### Challenge
Reproduce the data exactly and drop any pictures it holds.

### Stored data
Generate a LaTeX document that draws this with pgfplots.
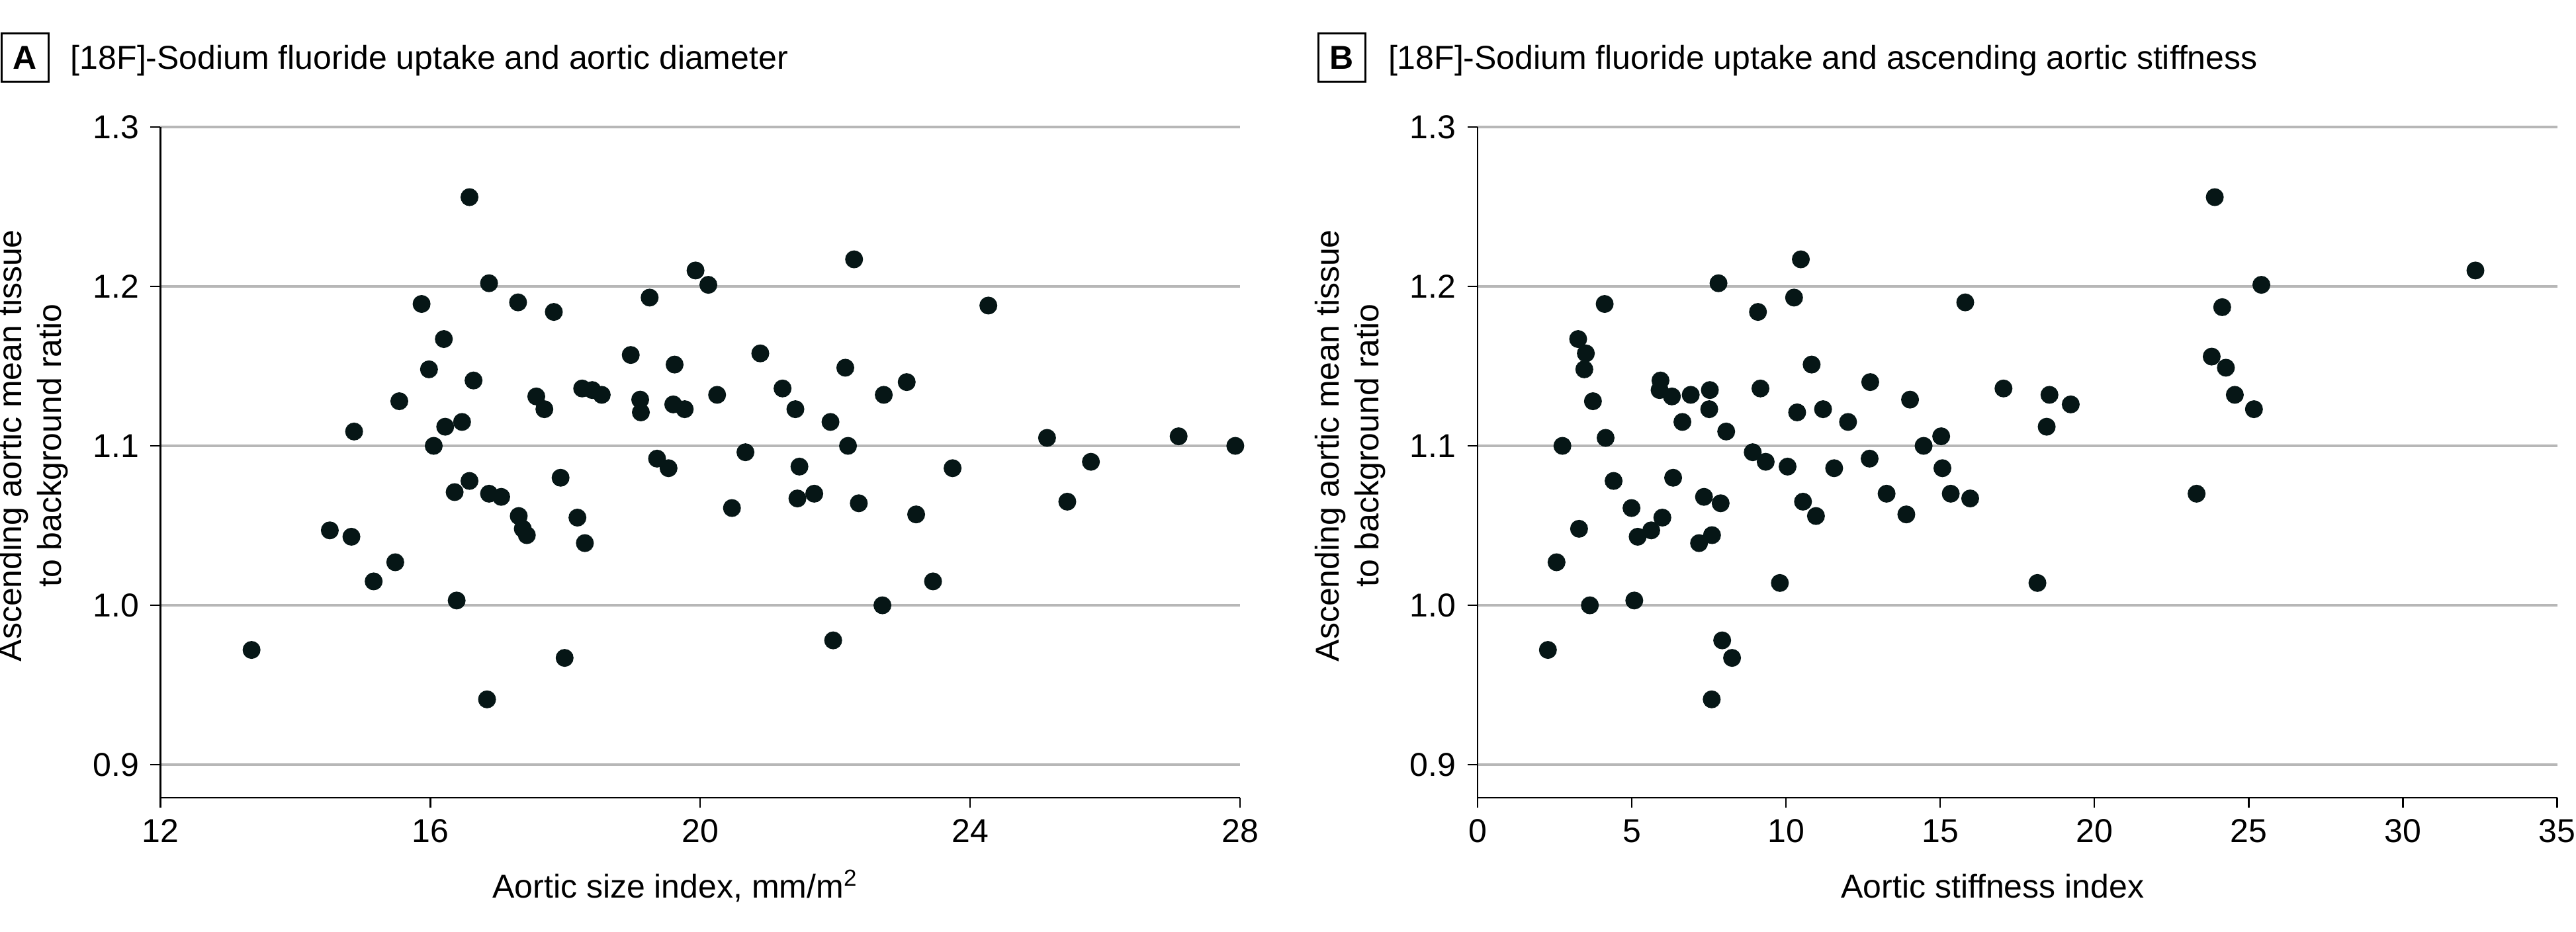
\documentclass[border=0pt]{standalone}
\usepackage{fontspec}
\setmainfont{Liberation Sans}
\usepackage{pgfplots}
\pgfplotsset{compat=1.18}
\definecolor{dot}{RGB}{6,22,22}
\definecolor{gridgray}{RGB}{183,183,183}
\pgfplotsset{
  panel/.style={
    scale only axis, width=326.3pt, height=202.8pt,
    anchor=south west,
    axis x line=bottom, axis y line=left,
    axis line style={-, line width=0.55pt, black},
    ymin=0.8793, ymax=1.3,
    ytick={0.9,1.0,1.1,1.2,1.3},
    ymajorgrids, major grid style={gridgray, line width=0.7pt},
    tick align=outside, major tick length=3pt,
    tick style={black, line width=0.45pt},
    /pgf/number format/assume math mode=true,
    yticklabel style={/pgf/number format/fixed, /pgf/number format/fixed zerofill, /pgf/number format/precision=1},
    ticklabel style={font=\fontsize{10}{12}\selectfont},
    label style={font=\fontsize{10}{12}\selectfont},
    clip=false,
    ylabel={Ascending aortic mean tissue\\to background ratio},
    ylabel style={at={(axis description cs:-0.118,0.525)}, anchor=center, align=center},
    xlabel style={at={(axis description cs:0.477,-0.132)}, anchor=center},
  },
  dots/.style={only marks, mark=*, mark size=2.5pt, color=dot, mark options={draw=dot, fill=dot}},
}
\pgfplotstableread{
x y
16.58 1.256
16.87 1.202
15.87 1.189
17.30 1.190
17.83 1.184
19.93 1.210
20.12 1.201
19.25 1.193
16.20 1.167
18.97 1.157
19.62 1.151
20.89 1.158
15.98 1.148
16.64 1.141
15.54 1.128
17.57 1.131
17.69 1.123
18.25 1.136
18.40 1.135
18.54 1.132
19.11 1.129
19.12 1.121
19.60 1.126
19.77 1.123
20.25 1.132
14.87 1.109
16.22 1.112
16.47 1.115
16.05 1.100
19.36 1.092
19.53 1.086
20.67 1.096
16.58 1.078
16.36 1.071
16.87 1.070
17.05 1.068
17.93 1.080
20.47 1.061
14.51 1.047
14.83 1.043
17.31 1.056
17.37 1.048
17.43 1.044
18.18 1.055
18.29 1.039
15.48 1.027
15.16 1.015
16.39 1.003
17.99 0.967
16.84 0.941
22.28 1.217
24.27 1.188
22.15 1.149
21.22 1.136
21.41 1.123
21.93 1.115
22.72 1.132
23.06 1.140
22.19 1.100
25.14 1.105
27.09 1.106
27.93 1.100
21.47 1.087
23.74 1.086
25.79 1.090
21.44 1.067
21.69 1.070
22.35 1.064
23.20 1.057
25.44 1.065
23.45 1.015
22.70 1.000
21.97 0.978
13.35 0.972
}\tableA
\pgfplotstableread{
x y
10.48 1.217
7.81 1.202
4.12 1.189
9.09 1.184
10.26 1.193
15.81 1.190
3.26 1.167
3.51 1.158
3.46 1.148
10.83 1.151
5.93 1.141
5.90 1.135
6.30 1.131
6.91 1.132
7.53 1.135
9.17 1.136
12.73 1.140
3.74 1.128
7.51 1.123
6.64 1.115
10.36 1.121
11.20 1.123
12.01 1.115
14.02 1.129
8.06 1.109
4.15 1.105
2.75 1.100
14.46 1.100
15.03 1.106
8.92 1.096
9.34 1.090
10.05 1.087
11.56 1.086
12.71 1.092
15.07 1.086
4.41 1.078
6.34 1.080
4.99 1.061
3.29 1.048
2.56 1.027
5.19 1.043
5.63 1.047
5.99 1.055
7.34 1.068
7.88 1.064
7.18 1.039
7.60 1.044
10.55 1.065
10.97 1.056
13.26 1.070
15.34 1.070
13.90 1.057
15.97 1.067
9.80 1.014
5.08 1.003
3.64 1.000
2.28 0.972
7.93 0.978
8.25 0.967
7.59 0.941
23.90 1.256
32.35 1.210
25.41 1.201
24.14 1.187
23.80 1.156
24.26 1.149
17.05 1.136
18.54 1.132
19.23 1.126
24.55 1.132
25.17 1.123
18.45 1.112
23.31 1.070
18.15 1.014
}\tableB
\begin{document}
\begin{tikzpicture}
\useasboundingbox (0,0) rectangle (778.6pt,281.6pt);
% Panel titles
\node[draw, line width=0.6pt, minimum width=14.2pt, minimum height=14.6pt, inner sep=0pt, font=\bfseries] at (7.5pt,264.2pt) {A};
\node[anchor=base west, inner sep=0pt] at (21.2pt,260.6pt) {[18F]-Sodium fluoride uptake and aortic diameter};
\node[draw, line width=0.6pt, minimum width=14.2pt, minimum height=14.6pt, inner sep=0pt, font=\bfseries] at (405.5pt,264.2pt) {B};
\node[anchor=base west, inner sep=0pt] at (419.4pt,260.6pt) {[18F]-Sodium fluoride uptake and ascending aortic stiffness};

\begin{axis}[panel, at={(48.5pt,40.4pt)},
  xmin=12, xmax=28, xtick={12,16,20,24,28},
  xlabel={Aortic size index, mm/m\textsuperscript{2}}]
\addplot[dots] table[x=x, y=y] {\tableA};
\end{axis}

\begin{axis}[panel, at={(446.6pt,40.4pt)},
  xmin=0, xmax=35, xtick={0,5,10,15,20,25,30,35},
  xlabel={Aortic stiffness index}]
\addplot[dots] table[x=x, y=y] {\tableB};
\end{axis}
\end{tikzpicture}
\end{document}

### Answer to this exercise
Generate a LaTeX document that draws this with pgfplots.
\documentclass[border=0pt]{standalone}
\usepackage{fontspec}
\setmainfont{Liberation Sans}
\usepackage{pgfplots}
\pgfplotsset{compat=1.18}
\definecolor{dot}{RGB}{6,22,22}
\definecolor{gridgray}{RGB}{183,183,183}
\pgfplotsset{
  panel/.style={
    scale only axis, width=326.3pt, height=202.8pt,
    anchor=south west,
    axis x line=bottom, axis y line=left,
    axis line style={-, line width=0.55pt, black},
    ymin=0.8793, ymax=1.3,
    ytick={0.9,1.0,1.1,1.2,1.3},
    ymajorgrids, major grid style={gridgray, line width=0.7pt},
    tick align=outside, major tick length=3pt,
    tick style={black, line width=0.45pt},
    /pgf/number format/assume math mode=true,
    yticklabel style={/pgf/number format/fixed, /pgf/number format/fixed zerofill, /pgf/number format/precision=1},
    ticklabel style={font=\fontsize{10}{12}\selectfont},
    label style={font=\fontsize{10}{12}\selectfont},
    clip=false,
    ylabel={Ascending aortic mean tissue\\to background ratio},
    ylabel style={at={(axis description cs:-0.118,0.525)}, anchor=center, align=center},
    xlabel style={at={(axis description cs:0.477,-0.132)}, anchor=center},
  },
  dots/.style={only marks, mark=*, mark size=2.5pt, color=dot, mark options={draw=dot, fill=dot}},
}
\pgfplotstableread{
x y
16.58 1.256
16.87 1.202
15.87 1.189
17.30 1.190
17.83 1.184
19.93 1.210
20.12 1.201
19.25 1.193
16.20 1.167
18.97 1.157
19.62 1.151
20.89 1.158
15.98 1.148
16.64 1.141
15.54 1.128
17.57 1.131
17.69 1.123
18.25 1.136
18.40 1.135
18.54 1.132
19.11 1.129
19.12 1.121
19.60 1.126
19.77 1.123
20.25 1.132
14.87 1.109
16.22 1.112
16.47 1.115
16.05 1.100
19.36 1.092
19.53 1.086
20.67 1.096
16.58 1.078
16.36 1.071
16.87 1.070
17.05 1.068
17.93 1.080
20.47 1.061
14.51 1.047
14.83 1.043
17.31 1.056
17.37 1.048
17.43 1.044
18.18 1.055
18.29 1.039
15.48 1.027
15.16 1.015
16.39 1.003
17.99 0.967
16.84 0.941
22.28 1.217
24.27 1.188
22.15 1.149
21.22 1.136
21.41 1.123
21.93 1.115
22.72 1.132
23.06 1.140
22.19 1.100
25.14 1.105
27.09 1.106
27.93 1.100
21.47 1.087
23.74 1.086
25.79 1.090
21.44 1.067
21.69 1.070
22.35 1.064
23.20 1.057
25.44 1.065
23.45 1.015
22.70 1.000
21.97 0.978
13.35 0.972
}\tableA
\pgfplotstableread{
x y
10.48 1.217
7.81 1.202
4.12 1.189
9.09 1.184
10.26 1.193
15.81 1.190
3.26 1.167
3.51 1.158
3.46 1.148
10.83 1.151
5.93 1.141
5.90 1.135
6.30 1.131
6.91 1.132
7.53 1.135
9.17 1.136
12.73 1.140
3.74 1.128
7.51 1.123
6.64 1.115
10.36 1.121
11.20 1.123
12.01 1.115
14.02 1.129
8.06 1.109
4.15 1.105
2.75 1.100
14.46 1.100
15.03 1.106
8.92 1.096
9.34 1.090
10.05 1.087
11.56 1.086
12.71 1.092
15.07 1.086
4.41 1.078
6.34 1.080
4.99 1.061
3.29 1.048
2.56 1.027
5.19 1.043
5.63 1.047
5.99 1.055
7.34 1.068
7.88 1.064
7.18 1.039
7.60 1.044
10.55 1.065
10.97 1.056
13.26 1.070
15.34 1.070
13.90 1.057
15.97 1.067
9.80 1.014
5.08 1.003
3.64 1.000
2.28 0.972
7.93 0.978
8.25 0.967
7.59 0.941
23.90 1.256
32.35 1.210
25.41 1.201
24.14 1.187
23.80 1.156
24.26 1.149
17.05 1.136
18.54 1.132
19.23 1.126
24.55 1.132
25.17 1.123
18.45 1.112
23.31 1.070
18.15 1.014
}\tableB
\begin{document}
\begin{tikzpicture}
\useasboundingbox (0,0) rectangle (778.6pt,281.6pt);
% Panel titles
\node[draw, line width=0.6pt, minimum width=14.2pt, minimum height=14.6pt, inner sep=0pt, font=\bfseries] at (7.5pt,264.2pt) {A};
\node[anchor=base west, inner sep=0pt] at (21.2pt,260.6pt) {[18F]-Sodium fluoride uptake and aortic diameter};
\node[draw, line width=0.6pt, minimum width=14.2pt, minimum height=14.6pt, inner sep=0pt, font=\bfseries] at (405.5pt,264.2pt) {B};
\node[anchor=base west, inner sep=0pt] at (419.4pt,260.6pt) {[18F]-Sodium fluoride uptake and ascending aortic stiffness};

\begin{axis}[panel, at={(48.5pt,40.4pt)},
  xmin=12, xmax=28, xtick={12,16,20,24,28},
  xlabel={Aortic size index, mm/m\textsuperscript{2}}]
\addplot[dots] table[x=x, y=y] {\tableA};
\end{axis}

\begin{axis}[panel, at={(446.6pt,40.4pt)},
  xmin=0, xmax=35, xtick={0,5,10,15,20,25,30,35},
  xlabel={Aortic stiffness index}]
\addplot[dots] table[x=x, y=y] {\tableB};
\end{axis}
\end{tikzpicture}
\end{document}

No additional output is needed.